• [YOUR GOAL] Include in the output only the lines from the opening of the records through the line containing "yminor_a = [0.75, 0.85, 0.95]", each printed exactly; pictures are omitted.

• [GIVEN INFORMATION]
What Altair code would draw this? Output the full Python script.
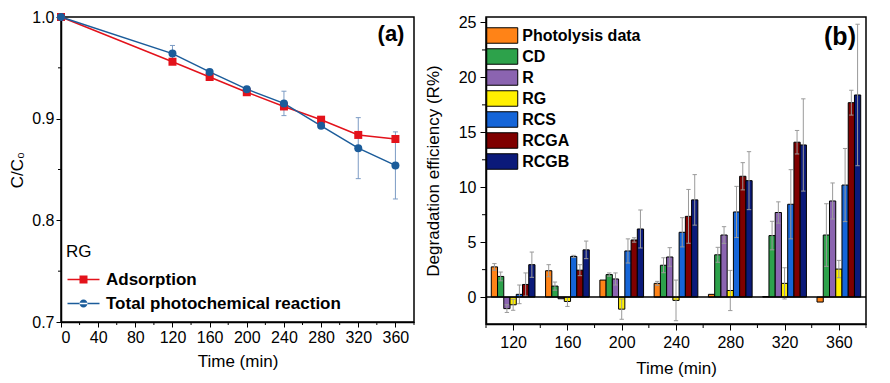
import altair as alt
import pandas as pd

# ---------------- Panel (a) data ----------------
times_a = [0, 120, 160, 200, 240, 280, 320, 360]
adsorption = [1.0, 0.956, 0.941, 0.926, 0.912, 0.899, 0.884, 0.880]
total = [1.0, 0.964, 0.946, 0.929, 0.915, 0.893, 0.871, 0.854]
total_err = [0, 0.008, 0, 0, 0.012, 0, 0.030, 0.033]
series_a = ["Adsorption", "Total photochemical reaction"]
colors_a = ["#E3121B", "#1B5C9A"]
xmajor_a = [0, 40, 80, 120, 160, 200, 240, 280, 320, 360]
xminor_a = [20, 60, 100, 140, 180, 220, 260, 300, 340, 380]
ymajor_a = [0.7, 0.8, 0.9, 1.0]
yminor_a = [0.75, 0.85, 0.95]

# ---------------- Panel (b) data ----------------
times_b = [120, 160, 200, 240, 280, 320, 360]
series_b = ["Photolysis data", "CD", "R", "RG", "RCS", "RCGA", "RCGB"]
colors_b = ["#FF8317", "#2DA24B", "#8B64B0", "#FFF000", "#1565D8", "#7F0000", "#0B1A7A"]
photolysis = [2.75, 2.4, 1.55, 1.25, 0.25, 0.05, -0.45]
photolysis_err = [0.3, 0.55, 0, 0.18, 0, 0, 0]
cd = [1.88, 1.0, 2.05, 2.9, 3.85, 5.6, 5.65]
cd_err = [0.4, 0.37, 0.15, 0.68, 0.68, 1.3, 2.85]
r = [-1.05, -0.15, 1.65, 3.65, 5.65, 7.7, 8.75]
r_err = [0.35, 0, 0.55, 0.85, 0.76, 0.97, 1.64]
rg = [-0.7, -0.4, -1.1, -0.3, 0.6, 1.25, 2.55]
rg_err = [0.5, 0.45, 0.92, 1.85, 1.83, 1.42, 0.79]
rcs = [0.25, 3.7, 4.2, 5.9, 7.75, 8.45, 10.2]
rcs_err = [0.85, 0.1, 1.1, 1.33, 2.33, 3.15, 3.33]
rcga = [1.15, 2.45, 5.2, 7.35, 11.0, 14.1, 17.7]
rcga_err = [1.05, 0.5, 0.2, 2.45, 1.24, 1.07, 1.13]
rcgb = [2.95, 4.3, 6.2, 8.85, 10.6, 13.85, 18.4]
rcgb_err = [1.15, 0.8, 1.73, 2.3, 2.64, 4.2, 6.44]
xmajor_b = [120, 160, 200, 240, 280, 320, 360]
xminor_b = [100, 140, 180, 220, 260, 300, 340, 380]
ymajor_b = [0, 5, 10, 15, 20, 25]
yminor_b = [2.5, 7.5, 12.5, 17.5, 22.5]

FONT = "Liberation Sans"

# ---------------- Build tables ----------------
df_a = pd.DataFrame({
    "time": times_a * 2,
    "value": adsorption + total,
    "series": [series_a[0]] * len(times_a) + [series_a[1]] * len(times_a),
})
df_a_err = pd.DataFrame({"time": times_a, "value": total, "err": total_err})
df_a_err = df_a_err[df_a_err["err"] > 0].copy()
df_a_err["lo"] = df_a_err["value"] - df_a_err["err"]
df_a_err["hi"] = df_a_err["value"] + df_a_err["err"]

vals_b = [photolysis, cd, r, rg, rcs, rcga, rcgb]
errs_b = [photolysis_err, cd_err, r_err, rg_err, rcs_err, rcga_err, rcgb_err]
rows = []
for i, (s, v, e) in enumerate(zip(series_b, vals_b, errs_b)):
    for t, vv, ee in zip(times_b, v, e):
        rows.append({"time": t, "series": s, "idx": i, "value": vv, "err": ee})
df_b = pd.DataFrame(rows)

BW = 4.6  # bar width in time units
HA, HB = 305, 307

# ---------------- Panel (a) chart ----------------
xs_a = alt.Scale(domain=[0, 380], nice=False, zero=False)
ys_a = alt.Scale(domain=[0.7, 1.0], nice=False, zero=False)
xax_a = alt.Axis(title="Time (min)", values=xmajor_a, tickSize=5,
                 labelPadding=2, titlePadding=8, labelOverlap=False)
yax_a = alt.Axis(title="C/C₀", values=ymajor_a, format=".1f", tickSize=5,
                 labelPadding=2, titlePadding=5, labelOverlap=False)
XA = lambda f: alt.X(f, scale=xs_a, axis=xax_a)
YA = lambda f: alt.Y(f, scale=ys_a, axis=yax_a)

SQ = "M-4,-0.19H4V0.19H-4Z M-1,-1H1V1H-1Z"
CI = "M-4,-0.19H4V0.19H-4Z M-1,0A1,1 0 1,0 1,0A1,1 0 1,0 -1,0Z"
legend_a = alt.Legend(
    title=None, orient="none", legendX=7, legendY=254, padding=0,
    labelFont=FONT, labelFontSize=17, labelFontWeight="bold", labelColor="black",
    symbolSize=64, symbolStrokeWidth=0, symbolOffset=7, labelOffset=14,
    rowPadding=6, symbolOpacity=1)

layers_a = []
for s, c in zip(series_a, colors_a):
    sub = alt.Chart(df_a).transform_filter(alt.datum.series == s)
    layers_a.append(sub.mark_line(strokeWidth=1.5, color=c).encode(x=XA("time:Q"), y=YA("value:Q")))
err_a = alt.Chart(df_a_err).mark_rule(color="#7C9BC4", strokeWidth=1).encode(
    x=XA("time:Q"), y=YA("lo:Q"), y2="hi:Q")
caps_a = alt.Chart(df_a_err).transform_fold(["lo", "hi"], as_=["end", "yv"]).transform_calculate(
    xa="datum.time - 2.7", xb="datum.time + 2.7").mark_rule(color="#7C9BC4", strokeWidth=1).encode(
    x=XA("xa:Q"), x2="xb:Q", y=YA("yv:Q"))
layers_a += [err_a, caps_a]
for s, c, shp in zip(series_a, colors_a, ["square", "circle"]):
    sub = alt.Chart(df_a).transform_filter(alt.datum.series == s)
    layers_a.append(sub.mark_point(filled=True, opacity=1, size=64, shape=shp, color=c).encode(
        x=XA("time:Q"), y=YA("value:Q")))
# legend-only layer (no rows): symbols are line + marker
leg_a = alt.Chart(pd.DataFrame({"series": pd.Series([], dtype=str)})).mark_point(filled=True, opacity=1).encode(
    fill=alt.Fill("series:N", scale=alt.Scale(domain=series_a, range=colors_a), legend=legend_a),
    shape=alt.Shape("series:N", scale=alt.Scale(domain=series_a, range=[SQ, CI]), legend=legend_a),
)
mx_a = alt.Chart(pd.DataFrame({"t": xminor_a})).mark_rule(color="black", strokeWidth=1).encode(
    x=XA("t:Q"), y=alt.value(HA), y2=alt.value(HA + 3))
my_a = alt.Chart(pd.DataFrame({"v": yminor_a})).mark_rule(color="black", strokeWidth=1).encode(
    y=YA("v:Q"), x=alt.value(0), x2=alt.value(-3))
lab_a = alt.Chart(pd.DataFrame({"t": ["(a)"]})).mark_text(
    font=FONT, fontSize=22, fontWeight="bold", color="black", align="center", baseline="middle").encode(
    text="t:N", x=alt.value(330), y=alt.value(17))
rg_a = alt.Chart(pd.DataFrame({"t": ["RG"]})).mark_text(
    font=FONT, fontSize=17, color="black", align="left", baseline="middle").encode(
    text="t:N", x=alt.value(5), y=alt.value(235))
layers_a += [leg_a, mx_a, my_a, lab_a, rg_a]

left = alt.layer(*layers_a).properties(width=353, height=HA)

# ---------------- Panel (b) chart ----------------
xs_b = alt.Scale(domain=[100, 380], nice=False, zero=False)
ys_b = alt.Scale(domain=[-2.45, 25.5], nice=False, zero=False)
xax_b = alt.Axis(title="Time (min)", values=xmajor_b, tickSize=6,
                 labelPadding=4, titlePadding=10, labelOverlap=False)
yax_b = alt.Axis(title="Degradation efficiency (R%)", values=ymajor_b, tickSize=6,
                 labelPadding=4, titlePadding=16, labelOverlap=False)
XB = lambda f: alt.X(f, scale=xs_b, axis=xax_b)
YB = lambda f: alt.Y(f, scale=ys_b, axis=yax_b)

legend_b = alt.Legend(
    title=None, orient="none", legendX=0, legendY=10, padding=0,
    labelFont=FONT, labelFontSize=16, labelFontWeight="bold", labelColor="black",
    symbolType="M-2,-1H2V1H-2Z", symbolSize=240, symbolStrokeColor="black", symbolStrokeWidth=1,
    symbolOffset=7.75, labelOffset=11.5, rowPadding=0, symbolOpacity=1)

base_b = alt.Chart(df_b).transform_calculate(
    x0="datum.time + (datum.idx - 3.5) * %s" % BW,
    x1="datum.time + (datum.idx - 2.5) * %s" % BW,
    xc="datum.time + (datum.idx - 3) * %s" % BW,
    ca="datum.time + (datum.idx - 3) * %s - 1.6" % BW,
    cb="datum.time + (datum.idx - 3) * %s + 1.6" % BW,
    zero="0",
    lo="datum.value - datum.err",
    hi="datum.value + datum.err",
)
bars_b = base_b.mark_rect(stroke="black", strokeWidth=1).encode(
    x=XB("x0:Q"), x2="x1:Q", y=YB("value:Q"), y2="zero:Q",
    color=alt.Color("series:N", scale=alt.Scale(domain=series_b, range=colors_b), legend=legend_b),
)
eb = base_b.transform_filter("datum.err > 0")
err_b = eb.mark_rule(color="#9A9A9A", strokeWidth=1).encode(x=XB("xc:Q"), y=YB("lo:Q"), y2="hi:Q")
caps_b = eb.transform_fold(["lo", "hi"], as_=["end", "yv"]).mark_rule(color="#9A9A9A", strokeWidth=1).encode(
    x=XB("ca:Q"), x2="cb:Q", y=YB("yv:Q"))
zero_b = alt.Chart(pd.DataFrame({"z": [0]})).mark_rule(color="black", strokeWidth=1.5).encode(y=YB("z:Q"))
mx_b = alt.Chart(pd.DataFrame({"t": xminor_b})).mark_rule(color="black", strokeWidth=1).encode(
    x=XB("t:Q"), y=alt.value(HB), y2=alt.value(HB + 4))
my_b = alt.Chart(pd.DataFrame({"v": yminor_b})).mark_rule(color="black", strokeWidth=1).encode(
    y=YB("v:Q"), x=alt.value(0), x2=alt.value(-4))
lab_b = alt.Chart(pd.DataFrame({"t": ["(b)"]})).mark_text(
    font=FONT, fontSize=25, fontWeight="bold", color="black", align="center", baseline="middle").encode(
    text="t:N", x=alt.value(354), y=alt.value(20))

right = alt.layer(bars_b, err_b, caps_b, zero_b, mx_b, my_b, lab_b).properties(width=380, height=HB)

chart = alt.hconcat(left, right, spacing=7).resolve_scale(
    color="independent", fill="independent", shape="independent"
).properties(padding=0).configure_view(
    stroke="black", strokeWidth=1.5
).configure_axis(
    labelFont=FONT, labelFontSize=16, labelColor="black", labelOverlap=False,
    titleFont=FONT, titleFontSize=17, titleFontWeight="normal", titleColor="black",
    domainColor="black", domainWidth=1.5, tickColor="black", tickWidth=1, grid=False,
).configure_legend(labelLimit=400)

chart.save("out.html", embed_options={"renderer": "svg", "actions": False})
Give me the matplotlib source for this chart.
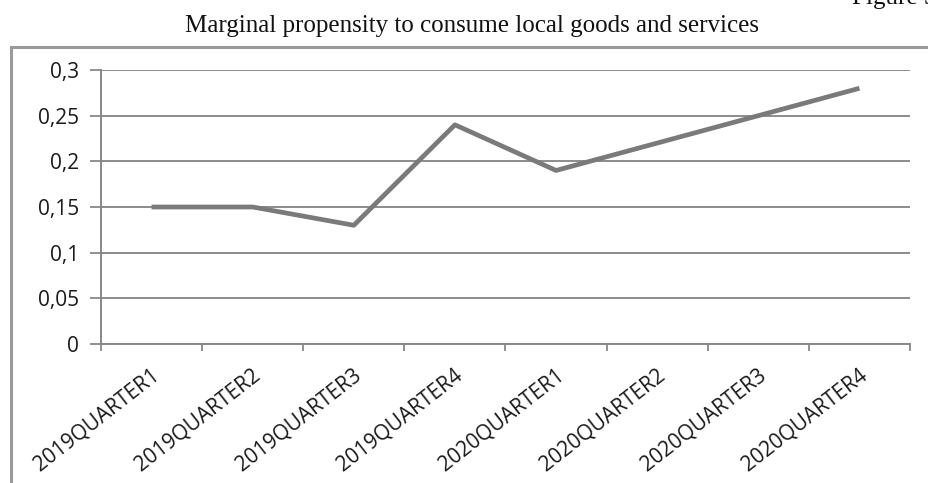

• [RESPONSE FOR THIS EXERCISE]
What Altair code would draw this? Output the full Python script.
import altair as alt
import pandas as pd

# ---------------- Panel (a) data ----------------
times_a = [0, 120, 160, 200, 240, 280, 320, 360]
adsorption = [1.0, 0.956, 0.941, 0.926, 0.912, 0.899, 0.884, 0.880]
total = [1.0, 0.964, 0.946, 0.929, 0.915, 0.893, 0.871, 0.854]
total_err = [0, 0.008, 0, 0, 0.012, 0, 0.030, 0.033]
series_a = ["Adsorption", "Total photochemical reaction"]
colors_a = ["#E3121B", "#1B5C9A"]
xmajor_a = [0, 40, 80, 120, 160, 200, 240, 280, 320, 360]
xminor_a = [20, 60, 100, 140, 180, 220, 260, 300, 340, 380]
ymajor_a = [0.7, 0.8, 0.9, 1.0]
yminor_a = [0.75, 0.85, 0.95]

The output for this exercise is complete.